Have you ever read the book Daddy-Long-Legs by Jean Webster? It's a simple yet delightful story, told primarily through the letters of the main character. I first read it when I was about 12-years-old and since then it's been one of my go-to stories when I want an easy and quick pick-me-up read. Here are some of my favorite snippets from the letters in the book:
"I'd love pretty hats and things, but I mustn't mortgage the future to pay for them."
"In the country, especially, there are such a lot of entertaining things. I can walk over everybody's land and look at everybody's view, and dabble in everybody's brook; and enjoy it just as much as though I owned the land - and with no taxes to pay!"

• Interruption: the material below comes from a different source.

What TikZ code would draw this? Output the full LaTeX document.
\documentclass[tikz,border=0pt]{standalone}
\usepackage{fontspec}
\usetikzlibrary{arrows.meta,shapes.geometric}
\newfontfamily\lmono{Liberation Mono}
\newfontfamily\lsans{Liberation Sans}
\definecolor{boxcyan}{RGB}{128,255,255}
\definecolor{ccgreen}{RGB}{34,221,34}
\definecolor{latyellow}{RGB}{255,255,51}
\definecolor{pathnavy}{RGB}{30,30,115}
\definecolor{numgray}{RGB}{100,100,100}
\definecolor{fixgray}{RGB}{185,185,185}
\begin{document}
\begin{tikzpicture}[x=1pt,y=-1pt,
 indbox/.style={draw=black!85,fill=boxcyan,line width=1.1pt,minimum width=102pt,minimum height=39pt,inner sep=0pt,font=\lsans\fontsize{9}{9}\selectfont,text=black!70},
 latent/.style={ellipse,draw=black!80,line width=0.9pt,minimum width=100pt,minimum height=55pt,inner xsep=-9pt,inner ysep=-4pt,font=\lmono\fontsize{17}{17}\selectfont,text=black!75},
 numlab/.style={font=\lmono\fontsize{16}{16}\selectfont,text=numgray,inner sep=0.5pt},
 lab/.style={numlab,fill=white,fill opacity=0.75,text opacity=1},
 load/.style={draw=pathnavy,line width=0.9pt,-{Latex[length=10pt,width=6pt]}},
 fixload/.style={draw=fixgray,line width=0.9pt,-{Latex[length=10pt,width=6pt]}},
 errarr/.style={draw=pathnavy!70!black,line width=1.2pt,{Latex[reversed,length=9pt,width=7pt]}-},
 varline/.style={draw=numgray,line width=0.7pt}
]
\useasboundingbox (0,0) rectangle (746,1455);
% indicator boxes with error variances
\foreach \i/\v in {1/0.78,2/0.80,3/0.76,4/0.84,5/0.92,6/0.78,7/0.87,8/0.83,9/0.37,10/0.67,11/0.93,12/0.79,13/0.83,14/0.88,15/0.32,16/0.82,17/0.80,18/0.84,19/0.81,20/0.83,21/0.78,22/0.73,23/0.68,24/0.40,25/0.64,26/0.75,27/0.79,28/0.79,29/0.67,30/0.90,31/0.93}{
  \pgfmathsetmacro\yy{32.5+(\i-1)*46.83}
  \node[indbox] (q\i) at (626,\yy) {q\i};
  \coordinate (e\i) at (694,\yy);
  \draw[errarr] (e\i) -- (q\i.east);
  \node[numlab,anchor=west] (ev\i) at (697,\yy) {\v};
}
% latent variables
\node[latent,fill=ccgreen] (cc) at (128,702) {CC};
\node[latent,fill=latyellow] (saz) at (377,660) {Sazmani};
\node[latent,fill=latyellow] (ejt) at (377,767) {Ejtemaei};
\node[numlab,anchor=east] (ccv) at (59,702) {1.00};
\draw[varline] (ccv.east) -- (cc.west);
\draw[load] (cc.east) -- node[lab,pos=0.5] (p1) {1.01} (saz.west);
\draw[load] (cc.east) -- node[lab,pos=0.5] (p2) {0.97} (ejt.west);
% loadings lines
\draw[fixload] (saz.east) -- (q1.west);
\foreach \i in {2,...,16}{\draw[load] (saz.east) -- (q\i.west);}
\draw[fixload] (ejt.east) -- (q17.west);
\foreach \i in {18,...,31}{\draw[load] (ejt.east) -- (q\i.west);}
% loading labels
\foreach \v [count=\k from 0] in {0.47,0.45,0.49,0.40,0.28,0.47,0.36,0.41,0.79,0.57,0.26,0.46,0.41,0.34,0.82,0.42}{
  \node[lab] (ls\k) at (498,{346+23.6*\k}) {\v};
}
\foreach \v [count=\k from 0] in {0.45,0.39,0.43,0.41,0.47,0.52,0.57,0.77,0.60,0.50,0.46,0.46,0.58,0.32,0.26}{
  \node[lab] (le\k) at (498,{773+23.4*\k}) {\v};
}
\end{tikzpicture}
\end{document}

"One can't help thinking what a colorless life a man is forced to lead, when one reflects that chiffon and Venetian point and hand embroidery and Irish crochet are to him mere empty words. Whereas a woman - whether she is interested in babies or microbes or husbands or poetry or servants or parallelograms or gardens or Plato or bridge - is fundamentally and always interested in clothes."
"The world is full of happiness and plenty to go around, if you are only willing to take the kind that comes your way."
"I have a terrible wanderthirst; the very sight of a map makes me want to put on my hat and take an umbrella and start."
"It's a very bewildering matter to get educated in five branches at once.
" 'The test of true scholarship,' say Chemistry Professor, 'is a painstaking passion for detail.'
" 'Be careful not to keep your eyes glued to detail,' says History Professor. 'Stand far enough away to get a perspective on the whole.'
"You can see with what nicety we have to trim our sails between chemistry and history. I like the historical method best. If I say that William the Conqueror came over in 1492 and Christopher Columbus discovered America in 1100 or 1066 or whenever it was, that's a mere detail that the Professor overlooks."
"It isn't the great big pleasures that count the most; it's making a great deal out of the little ones - I've discovered the secret to happiness and that is to live in the now. Not to be forever regretting the past, or anticipating the future, but to get the most that you can out of this very instant."